» **The exercise**: Print only the lines from the top of the data through the line with "const bienCensS = [1.0, 0.514];", both included, skipping every picture.

— START —

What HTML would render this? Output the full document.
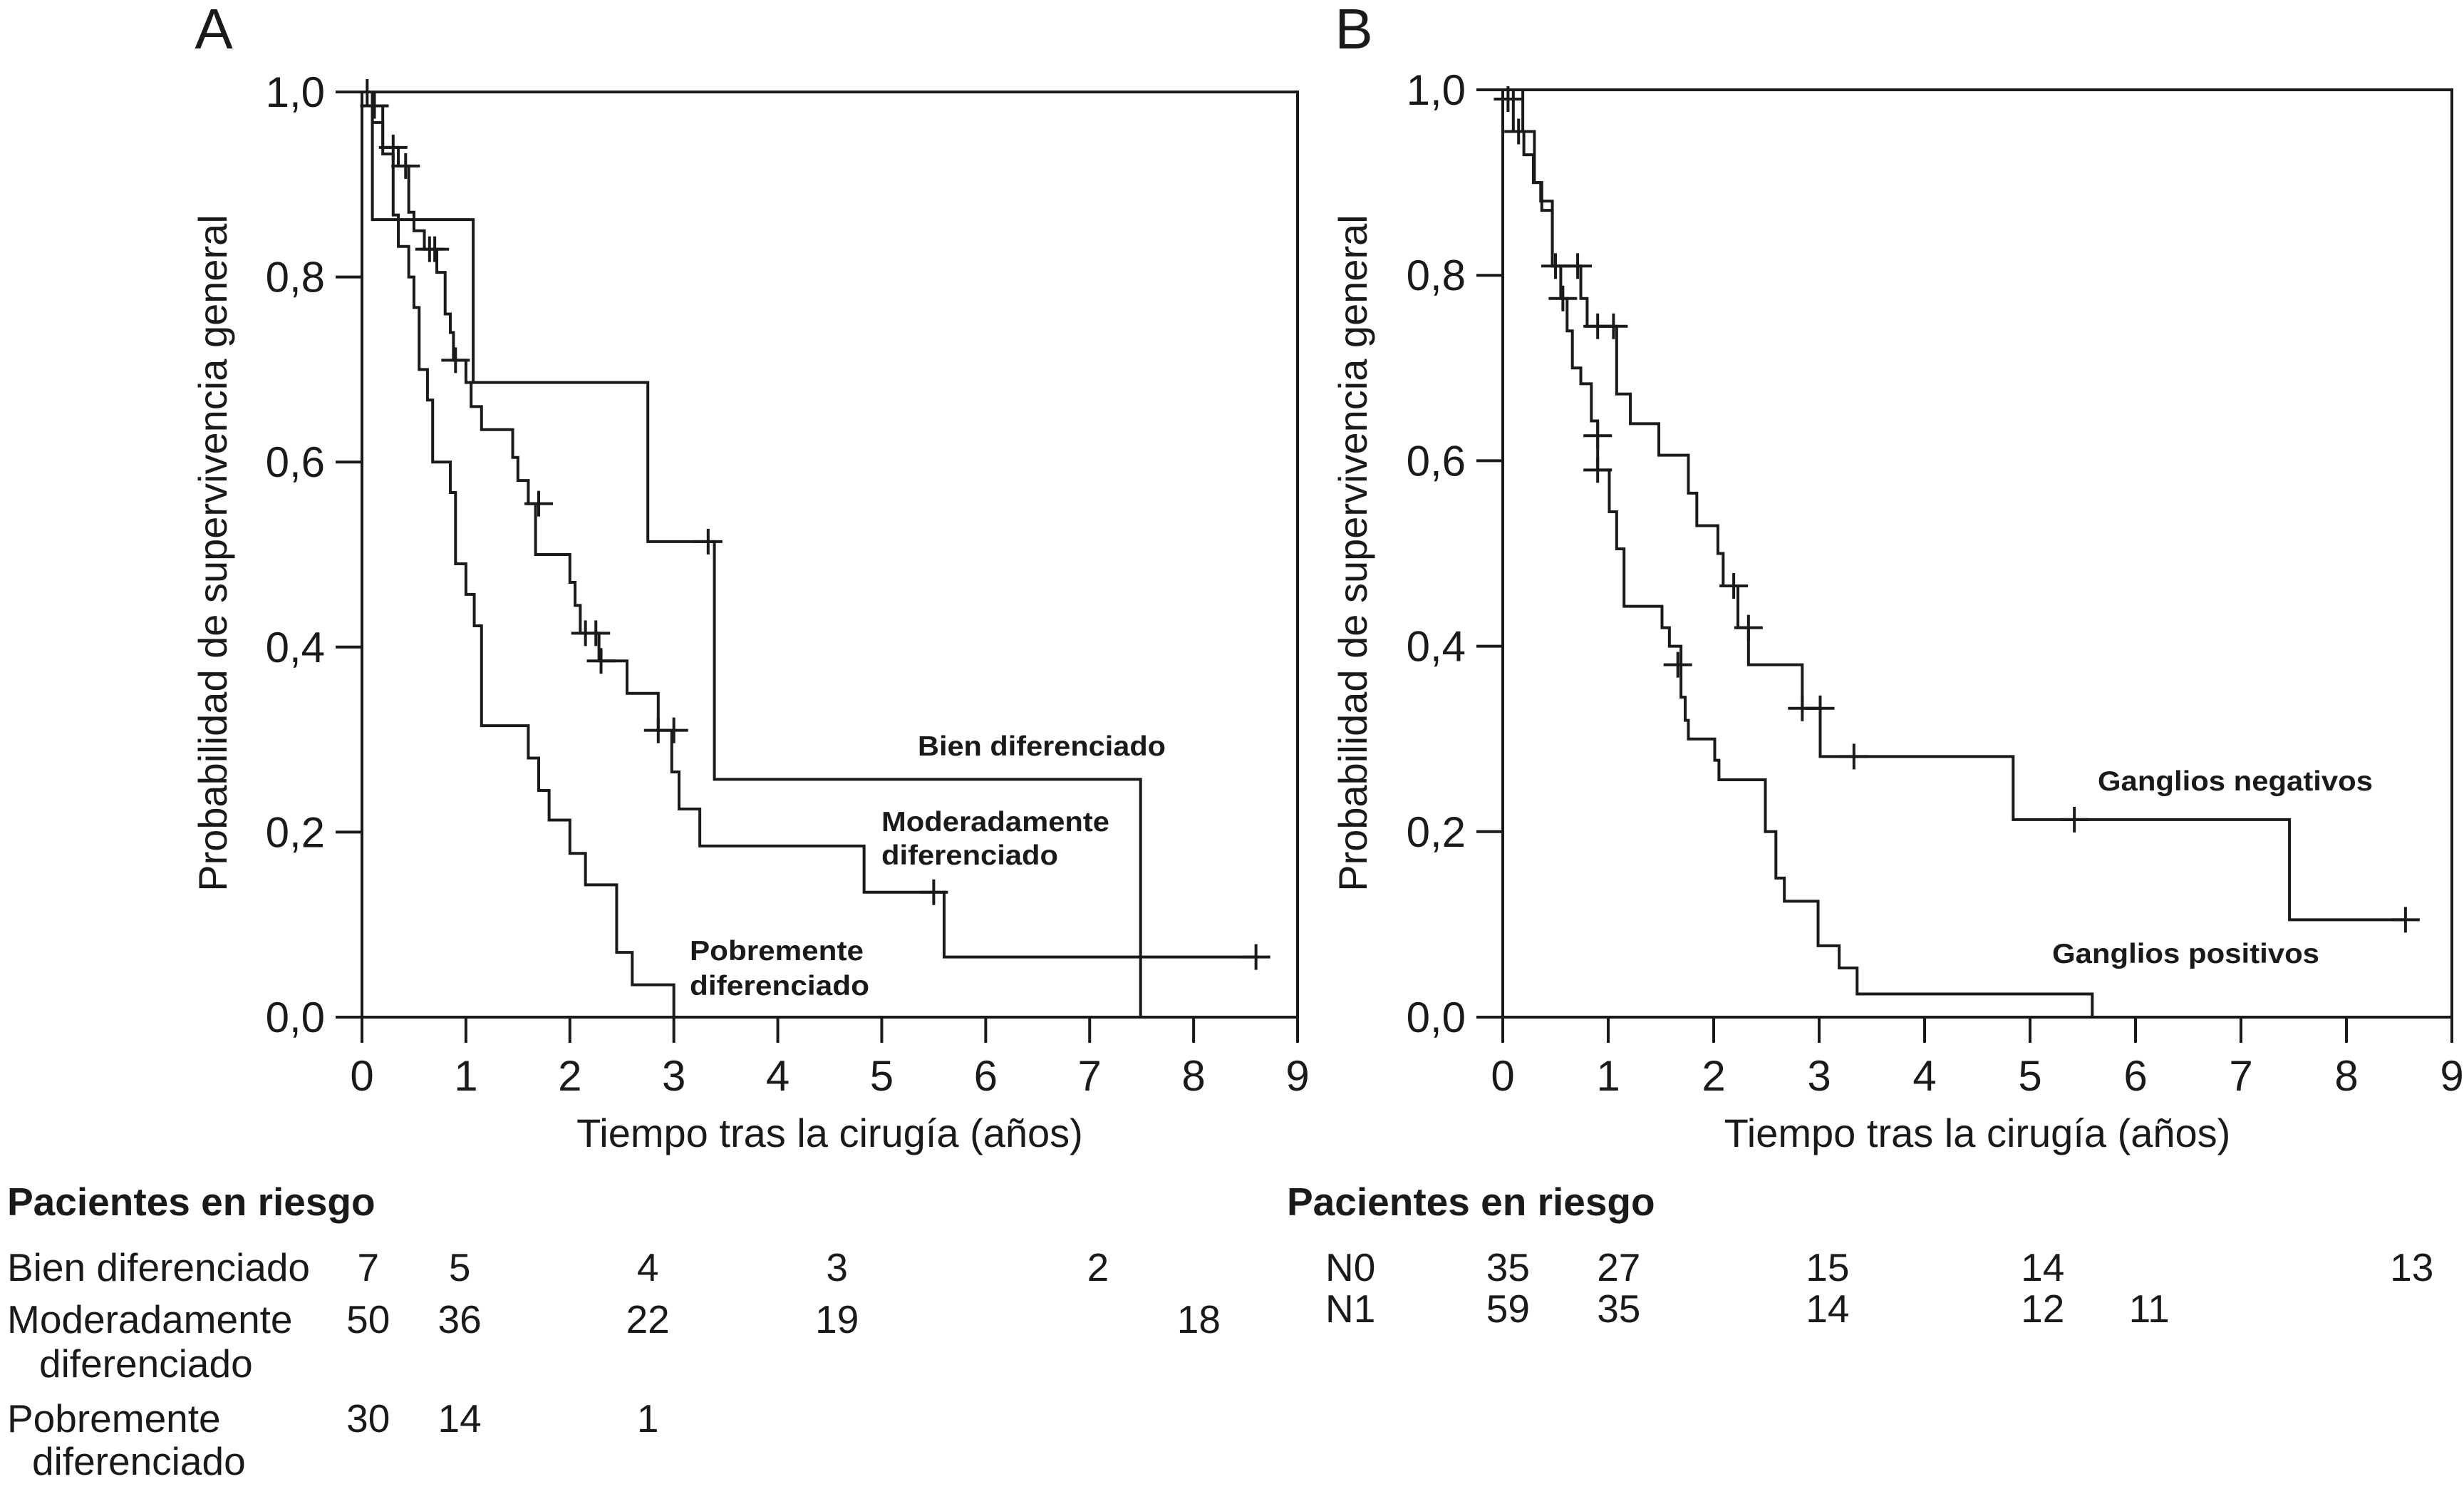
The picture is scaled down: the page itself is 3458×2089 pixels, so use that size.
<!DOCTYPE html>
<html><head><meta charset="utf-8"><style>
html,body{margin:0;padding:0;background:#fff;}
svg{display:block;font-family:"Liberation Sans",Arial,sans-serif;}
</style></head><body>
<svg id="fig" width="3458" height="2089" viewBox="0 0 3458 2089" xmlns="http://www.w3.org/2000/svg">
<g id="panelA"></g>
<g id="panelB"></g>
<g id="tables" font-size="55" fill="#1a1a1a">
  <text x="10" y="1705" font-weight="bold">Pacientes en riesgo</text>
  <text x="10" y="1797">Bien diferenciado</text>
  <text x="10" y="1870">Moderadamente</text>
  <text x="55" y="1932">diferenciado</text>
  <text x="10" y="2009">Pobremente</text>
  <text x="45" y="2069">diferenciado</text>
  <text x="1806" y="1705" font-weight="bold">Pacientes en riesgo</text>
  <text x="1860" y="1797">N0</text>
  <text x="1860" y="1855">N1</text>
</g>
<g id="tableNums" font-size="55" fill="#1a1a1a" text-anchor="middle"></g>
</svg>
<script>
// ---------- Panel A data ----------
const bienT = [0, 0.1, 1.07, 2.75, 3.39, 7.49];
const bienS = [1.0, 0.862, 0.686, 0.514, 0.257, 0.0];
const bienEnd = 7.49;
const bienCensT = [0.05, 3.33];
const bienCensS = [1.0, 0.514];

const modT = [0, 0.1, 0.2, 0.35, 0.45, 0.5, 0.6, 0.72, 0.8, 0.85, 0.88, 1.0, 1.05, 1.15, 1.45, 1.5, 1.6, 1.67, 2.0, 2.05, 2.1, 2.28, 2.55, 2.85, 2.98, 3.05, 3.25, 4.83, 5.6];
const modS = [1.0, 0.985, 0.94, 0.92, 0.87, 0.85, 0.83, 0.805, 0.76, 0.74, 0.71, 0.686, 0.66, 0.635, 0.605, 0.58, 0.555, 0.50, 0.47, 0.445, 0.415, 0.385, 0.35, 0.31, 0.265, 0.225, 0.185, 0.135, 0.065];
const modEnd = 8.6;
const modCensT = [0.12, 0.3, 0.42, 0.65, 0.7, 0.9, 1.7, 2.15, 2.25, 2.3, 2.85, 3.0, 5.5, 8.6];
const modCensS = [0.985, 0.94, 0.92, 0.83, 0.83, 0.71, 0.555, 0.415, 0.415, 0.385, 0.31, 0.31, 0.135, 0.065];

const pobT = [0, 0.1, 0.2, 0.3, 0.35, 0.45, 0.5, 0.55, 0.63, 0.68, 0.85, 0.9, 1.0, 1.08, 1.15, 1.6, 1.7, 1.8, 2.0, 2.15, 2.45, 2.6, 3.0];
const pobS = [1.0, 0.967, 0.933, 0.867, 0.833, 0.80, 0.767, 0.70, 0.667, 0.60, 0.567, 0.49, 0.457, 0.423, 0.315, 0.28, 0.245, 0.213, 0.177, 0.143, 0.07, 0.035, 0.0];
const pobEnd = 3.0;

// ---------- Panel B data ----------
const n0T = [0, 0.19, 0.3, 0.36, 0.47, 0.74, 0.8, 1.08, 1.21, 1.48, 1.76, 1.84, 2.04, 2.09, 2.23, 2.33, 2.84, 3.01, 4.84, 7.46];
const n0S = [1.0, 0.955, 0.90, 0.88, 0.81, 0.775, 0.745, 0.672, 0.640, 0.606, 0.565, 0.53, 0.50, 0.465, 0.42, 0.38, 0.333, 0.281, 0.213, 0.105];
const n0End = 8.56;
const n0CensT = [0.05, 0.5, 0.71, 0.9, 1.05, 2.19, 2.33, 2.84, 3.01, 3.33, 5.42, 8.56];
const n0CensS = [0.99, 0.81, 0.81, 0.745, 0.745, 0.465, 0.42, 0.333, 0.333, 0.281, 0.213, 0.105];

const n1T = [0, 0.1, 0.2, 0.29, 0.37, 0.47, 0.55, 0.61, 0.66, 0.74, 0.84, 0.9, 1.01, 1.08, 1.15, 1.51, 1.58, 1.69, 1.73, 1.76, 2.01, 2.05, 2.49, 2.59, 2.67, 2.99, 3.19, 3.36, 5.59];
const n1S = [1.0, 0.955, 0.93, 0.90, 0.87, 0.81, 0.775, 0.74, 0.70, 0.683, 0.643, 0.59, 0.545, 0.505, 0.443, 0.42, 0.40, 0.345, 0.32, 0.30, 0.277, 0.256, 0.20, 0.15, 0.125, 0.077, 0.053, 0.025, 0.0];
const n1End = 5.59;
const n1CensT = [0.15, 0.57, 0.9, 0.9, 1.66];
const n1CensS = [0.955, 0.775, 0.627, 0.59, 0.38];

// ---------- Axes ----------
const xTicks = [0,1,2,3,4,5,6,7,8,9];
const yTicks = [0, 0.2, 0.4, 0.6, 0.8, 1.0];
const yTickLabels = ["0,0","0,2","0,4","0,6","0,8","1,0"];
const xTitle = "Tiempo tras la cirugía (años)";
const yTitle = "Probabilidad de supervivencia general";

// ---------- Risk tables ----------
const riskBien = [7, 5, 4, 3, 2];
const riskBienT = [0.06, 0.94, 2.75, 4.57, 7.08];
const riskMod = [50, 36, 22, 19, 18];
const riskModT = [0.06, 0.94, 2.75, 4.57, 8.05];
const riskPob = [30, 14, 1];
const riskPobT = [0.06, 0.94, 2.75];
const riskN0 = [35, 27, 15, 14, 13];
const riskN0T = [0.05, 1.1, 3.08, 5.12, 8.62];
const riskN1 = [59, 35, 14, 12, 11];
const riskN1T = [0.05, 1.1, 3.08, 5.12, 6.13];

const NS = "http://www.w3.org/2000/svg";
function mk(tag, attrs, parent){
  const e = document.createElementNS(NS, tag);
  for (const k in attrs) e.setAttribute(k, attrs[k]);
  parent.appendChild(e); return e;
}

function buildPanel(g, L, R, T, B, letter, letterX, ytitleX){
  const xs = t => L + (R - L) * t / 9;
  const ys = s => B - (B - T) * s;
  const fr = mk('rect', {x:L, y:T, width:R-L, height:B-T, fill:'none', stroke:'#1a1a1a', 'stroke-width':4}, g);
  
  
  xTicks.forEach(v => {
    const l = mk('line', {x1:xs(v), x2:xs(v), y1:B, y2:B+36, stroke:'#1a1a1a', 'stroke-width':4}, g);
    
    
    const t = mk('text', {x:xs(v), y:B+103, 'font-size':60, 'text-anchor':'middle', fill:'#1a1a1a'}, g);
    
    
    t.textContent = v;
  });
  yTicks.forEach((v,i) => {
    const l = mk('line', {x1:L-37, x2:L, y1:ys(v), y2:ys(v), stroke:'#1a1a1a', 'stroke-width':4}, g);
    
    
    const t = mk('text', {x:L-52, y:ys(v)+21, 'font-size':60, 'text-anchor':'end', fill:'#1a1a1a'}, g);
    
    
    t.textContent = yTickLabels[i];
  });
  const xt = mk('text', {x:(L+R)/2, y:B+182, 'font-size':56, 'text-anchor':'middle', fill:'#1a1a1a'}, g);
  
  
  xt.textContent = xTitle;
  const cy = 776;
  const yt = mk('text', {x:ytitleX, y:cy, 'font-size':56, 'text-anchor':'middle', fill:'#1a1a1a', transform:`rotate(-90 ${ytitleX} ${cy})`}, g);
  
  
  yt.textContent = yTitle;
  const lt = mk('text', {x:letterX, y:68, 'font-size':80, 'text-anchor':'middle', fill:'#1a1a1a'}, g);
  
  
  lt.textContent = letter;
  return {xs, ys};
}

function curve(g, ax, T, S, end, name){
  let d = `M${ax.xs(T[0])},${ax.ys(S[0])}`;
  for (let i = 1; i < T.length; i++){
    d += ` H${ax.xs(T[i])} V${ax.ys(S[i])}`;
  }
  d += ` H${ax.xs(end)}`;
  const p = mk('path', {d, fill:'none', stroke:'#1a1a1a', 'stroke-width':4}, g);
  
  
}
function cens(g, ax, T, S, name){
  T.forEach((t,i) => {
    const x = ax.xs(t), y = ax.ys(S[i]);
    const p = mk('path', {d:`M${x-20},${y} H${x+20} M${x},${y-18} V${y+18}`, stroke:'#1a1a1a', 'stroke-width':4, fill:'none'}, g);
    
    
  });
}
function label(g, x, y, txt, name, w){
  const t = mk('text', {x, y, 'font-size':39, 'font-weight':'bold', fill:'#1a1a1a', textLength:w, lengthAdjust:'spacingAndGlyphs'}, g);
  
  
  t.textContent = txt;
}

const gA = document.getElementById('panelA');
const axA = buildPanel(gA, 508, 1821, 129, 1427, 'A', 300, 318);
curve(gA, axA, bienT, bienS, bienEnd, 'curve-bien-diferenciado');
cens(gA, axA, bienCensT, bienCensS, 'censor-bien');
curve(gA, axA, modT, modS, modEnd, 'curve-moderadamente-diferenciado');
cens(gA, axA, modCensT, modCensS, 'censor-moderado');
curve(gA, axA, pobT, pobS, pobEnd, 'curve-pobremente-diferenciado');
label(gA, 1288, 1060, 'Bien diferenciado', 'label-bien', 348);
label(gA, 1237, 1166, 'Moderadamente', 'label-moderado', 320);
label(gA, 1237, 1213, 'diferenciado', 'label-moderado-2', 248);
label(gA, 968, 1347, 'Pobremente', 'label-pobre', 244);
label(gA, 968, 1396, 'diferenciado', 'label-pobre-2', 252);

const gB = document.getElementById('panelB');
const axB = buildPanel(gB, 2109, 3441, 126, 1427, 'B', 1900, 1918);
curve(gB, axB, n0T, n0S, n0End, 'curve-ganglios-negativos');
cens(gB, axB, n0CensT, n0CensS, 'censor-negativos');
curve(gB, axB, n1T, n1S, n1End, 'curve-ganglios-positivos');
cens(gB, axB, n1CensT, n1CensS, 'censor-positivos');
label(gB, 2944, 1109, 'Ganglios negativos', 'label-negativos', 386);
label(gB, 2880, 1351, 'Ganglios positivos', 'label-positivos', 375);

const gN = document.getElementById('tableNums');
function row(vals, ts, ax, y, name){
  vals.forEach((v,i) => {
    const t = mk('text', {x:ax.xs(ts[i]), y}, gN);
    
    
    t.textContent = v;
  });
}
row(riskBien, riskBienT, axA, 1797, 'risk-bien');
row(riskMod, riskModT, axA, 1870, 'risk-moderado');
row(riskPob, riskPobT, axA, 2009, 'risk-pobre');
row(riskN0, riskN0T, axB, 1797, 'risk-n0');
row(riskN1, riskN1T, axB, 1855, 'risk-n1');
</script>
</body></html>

— END —

» **Result for this task**:
What HTML would render this? Output the full document.
The picture is scaled down: the page itself is 3458×2089 pixels, so use that size.
<!DOCTYPE html>
<html><head><meta charset="utf-8"><style>
html,body{margin:0;padding:0;background:#fff;}
svg{display:block;font-family:"Liberation Sans",Arial,sans-serif;}
</style></head><body>
<svg id="fig" width="3458" height="2089" viewBox="0 0 3458 2089" xmlns="http://www.w3.org/2000/svg">
<g id="panelA"></g>
<g id="panelB"></g>
<g id="tables" font-size="55" fill="#1a1a1a">
  <text x="10" y="1705" font-weight="bold">Pacientes en riesgo</text>
  <text x="10" y="1797">Bien diferenciado</text>
  <text x="10" y="1870">Moderadamente</text>
  <text x="55" y="1932">diferenciado</text>
  <text x="10" y="2009">Pobremente</text>
  <text x="45" y="2069">diferenciado</text>
  <text x="1806" y="1705" font-weight="bold">Pacientes en riesgo</text>
  <text x="1860" y="1797">N0</text>
  <text x="1860" y="1855">N1</text>
</g>
<g id="tableNums" font-size="55" fill="#1a1a1a" text-anchor="middle"></g>
</svg>
<script>
// ---------- Panel A data ----------
const bienT = [0, 0.1, 1.07, 2.75, 3.39, 7.49];
const bienS = [1.0, 0.862, 0.686, 0.514, 0.257, 0.0];
const bienEnd = 7.49;
const bienCensT = [0.05, 3.33];
const bienCensS = [1.0, 0.514];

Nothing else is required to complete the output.